Diante da percepção de que os antigos regimes de repartição simples caminhavam para o esgotamento financeiro e eventuais consequências desastrosas para a gestão pública em causa, em vista da elevada dimensão e predominância dos seus déficits financeiros, dando origem a igualmente elevados déficits atuariais (calculados pela diferença entre o valor presente das despesas e das receitas calculada em uma determinada data, para um certo período total e a uma certa taxa de desconto), cogitou-se da solução que ficou conhecida como “segregação de massas”, vale dizer, a separação da antiga massa de servidores em dois grupos, dando origem a dois fundos.
O primeiro seria um fundo previdenciário capitalizado que, em contraste com o antigo mecanismo de repartição simples e em condições ideais, teria seu início fixado em uma data recente para os servidores admitidos a partir dali, e já nasceria, por construção, equilibrado, pois seus benefícios seriam definidos de forma coerente com a sua cobertura integral pelo resultado da capitalização das contribuições definidas conjuntamente para patrões e empregados, além de outras receitas. Ou seja, já nasceria com um déficit atuarial nulo ou próximo disso.
Já o segundo seria um fundo de repartição simples em extinção (por não mais abrigar novos participantes a partir de uma data de corte que fosse fixada), que receberia os demais servidores cobertos pelas regras em vigor e admitidos até então. E como os benefícios desse plano não teriam sido calculados de forma compatível para serem cobertos integralmente com o produto das receitas definidas anteriormente, ele ostentaria desequilíbrios financeiros e atuariais até seu esgotamento, que variariam conforme o caso específico considerado.
Em resumo, tudo se passaria como se estivesse sendo feita a transição do velho para um novo regime capitalizado e equilibrado, que assumiria o lugar do primeiro. Só que o custo dessa transição, relativamente à situação sem mudança, seria bastante elevado durante um certo período inicial, pois o ente público em causa deixaria de incorporar a seu caixa as receitas relativas às contribuições tanto patronais como provenientes do bolso dos servidores que se deslocariam do regime antigo para o novo. Tais receitas passariam a ser aplicadas por meio do novo fundo previdenciário que fosse criado, para fazer face aos compromissos financeiros vinculados aos participantes daquele.
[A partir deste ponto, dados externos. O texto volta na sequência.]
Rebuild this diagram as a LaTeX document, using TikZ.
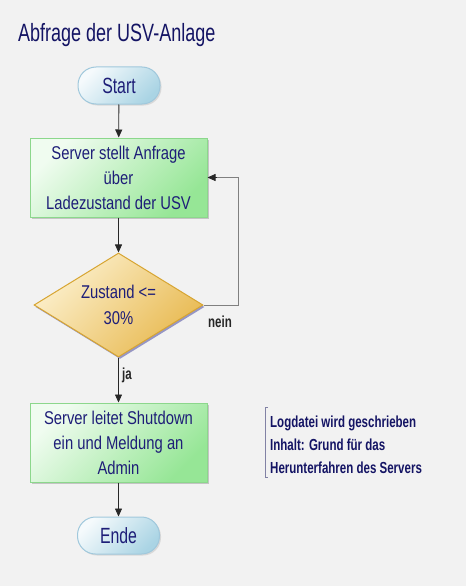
\documentclass[tikz,border=0pt]{standalone}
\usepackage{fontspec}
\setmainfont{Liberation Sans}[FakeStretch=0.8]
\newfontfamily\titlefont{Liberation Sans}[FakeStretch=0.72]
\newfontfamily\termfont{Liberation Sans}[FakeStretch=0.72]
\newfontfamily\notefont{Liberation Sans}[FakeStretch=0.72,UprightFont=*-Bold]
\usetikzlibrary{shapes.geometric,arrows.meta,shadows}
\definecolor{bgc}{RGB}{242,242,242}
\definecolor{txtc}{RGB}{30,30,120}
\definecolor{titlec}{RGB}{20,20,100}
\definecolor{grlight}{RGB}{240,252,240}
\definecolor{grdark}{RGB}{150,230,150}
\definecolor{grborder}{RGB}{140,215,140}
\definecolor{bllight}{RGB}{245,250,252}
\definecolor{bldark}{RGB}{170,212,228}
\definecolor{blborder}{RGB}{160,200,220}
\definecolor{yelight}{RGB}{252,240,205}
\definecolor{yedark}{RGB}{232,185,80}
\definecolor{yeborder}{RGB}{215,165,50}
\definecolor{arrc}{RGB}{40,40,40}
\definecolor{loopc}{RGB}{128,128,128}
\definecolor{brc}{RGB}{130,130,165}
\tikzset{
  procbox/.style={draw=grborder, line width=1pt, top color=grlight, bottom color=grdark, shading angle=45,
    minimum width=177pt, minimum height=79pt, inner sep=0pt, align=center, text=txtc,
    font=\fontsize{18.5}{25}\selectfont,
    drop shadow={shadow xshift=2pt, shadow yshift=-2pt, fill=black!35, opacity=0.6}},
  termbox/.style={draw=blborder, line width=1pt, top color=bllight, bottom color=bldark, shading angle=45,
    minimum width=82pt, minimum height=37pt, rounded corners=18pt, inner sep=0pt, text=txtc,
    font=\termfont\fontsize{22}{24}\selectfont,
    drop shadow={shadow xshift=1.5pt, shadow yshift=-1.5pt, fill=black!25, opacity=0.5}},
  decbox/.style={diamond, draw=yeborder, line width=1pt, top color=yelight, bottom color=yedark, shading angle=45,
    aspect=1.625, minimum width=169pt, minimum height=104pt, inner sep=0pt, align=center, text=txtc,
    font=\fontsize{18.5}{26}\selectfont,
    drop shadow={shadow xshift=1.5pt, shadow yshift=-2pt, fill=blue!30!gray, opacity=0.6}},
  flow/.style={draw=arrc, line width=0.8pt, -{Triangle[length=8pt,width=7pt]}},
  lbl/.style={text=black!85, font=\notefont\fontsize{16}{18}\selectfont, inner sep=0pt, anchor=base west},
  note/.style={text=titlec, font=\notefont\fontsize{16}{18}\selectfont, inner sep=0pt, anchor=base west}
}
\begin{document}
\begin{tikzpicture}[x=1pt,y=-1pt]
\fill[bgc] (0,0) rectangle (466,586);
\useasboundingbox (0,0) rectangle (466,586);
\node[text=titlec, font=\titlefont\fontsize{25}{28}\selectfont, anchor=base west, inner sep=0pt] (title) at (18,42) {Abfrage der USV-Anlage};
\node[termbox] (start) at (119,85.5) {Start};
\node[procbox] (b1) at (118.5,177.5) {Server stellt Anfrage\\über\\Ladezustand der USV};
\node[decbox] (d) at (118.5,305) {Zustand <=\\30\%};
\node[procbox] (b2) at (118.5,442.5) {Server leitet Shutdown\\ein und Meldung an\\Admin};
\node[termbox] (ende) at (118.5,535.5) {Ende};
\coordinate (lc) at (238,305);
\draw[flow] (start) -- (b1);
\draw[flow] (b1) -- (d);
\draw[flow] (d) -- (b2);
\draw[flow] (b2) -- (ende);
\draw[draw=loopc, line width=1pt] (d.east) -- (lc) |- ([xshift=8pt]b1.east);
\draw[flow] ([xshift=9pt]b1.east) -- (b1.east);
\node[lbl] (ja) at (122,379) {ja};
\node[lbl] (nein) at (208,327) {nein};
\node[note] (log1) at (270,427) {Logdatei wird geschrieben};
\node[note] (log2) at (270,450) {Inhalt: Grund für das};
\node[note] (log3) at (270,473) {Herunterfahren des Servers};
\coordinate (brt) at (265,407);
\coordinate (brb) at (265,477);
\draw[draw=brc, line width=0.8pt] ([xshift=3pt]brt) -- (brt) -- (brb) -- ([xshift=3pt]brb);
\end{tikzpicture}
\end{document}
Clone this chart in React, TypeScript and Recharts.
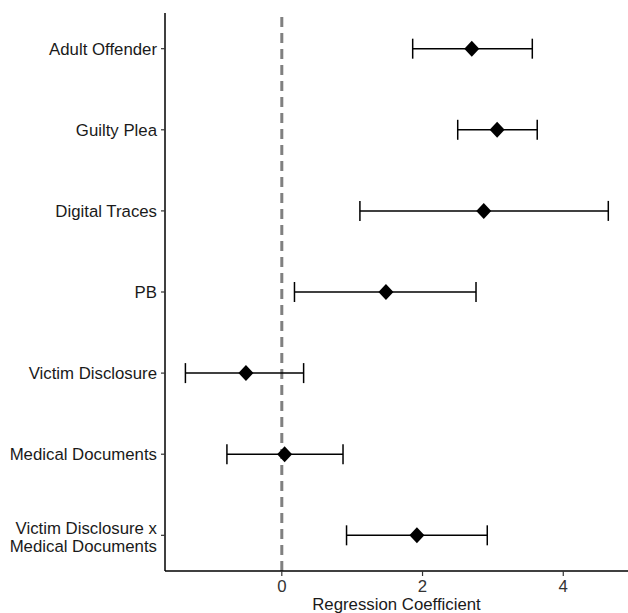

Diante disso, veio a ideia de se fazer uma “transferência dinâmica de vidas” para inclusive convencer os que aderissem à segregação de massas mais recentemente a não abandonar a solução. Isso se faria pela transferência de pessoas que até então teriam seus benefícios pagos pelo Tesouro do ente público para o Fundo Previdenciário, onde parte dos recursos acumulados seria redirecionada para arcar com esse ônus, embora, ao mesmo tempo, deixasse de prover cobertura a uma parcela de igual valor na composição do equacionamento do Fundo Previdenciário. Ou seja, ao usar dinheiro para cobertura da despesa dos mais idosos, vai faltar dinheiro para cobrir as necessidades lá na frente dos mais novos. Assim, o ente terá de identificar e aportar ativos que, no futuro, façam o mesmo papel que a parcela antes referida e de mesmo valor passou a fazer.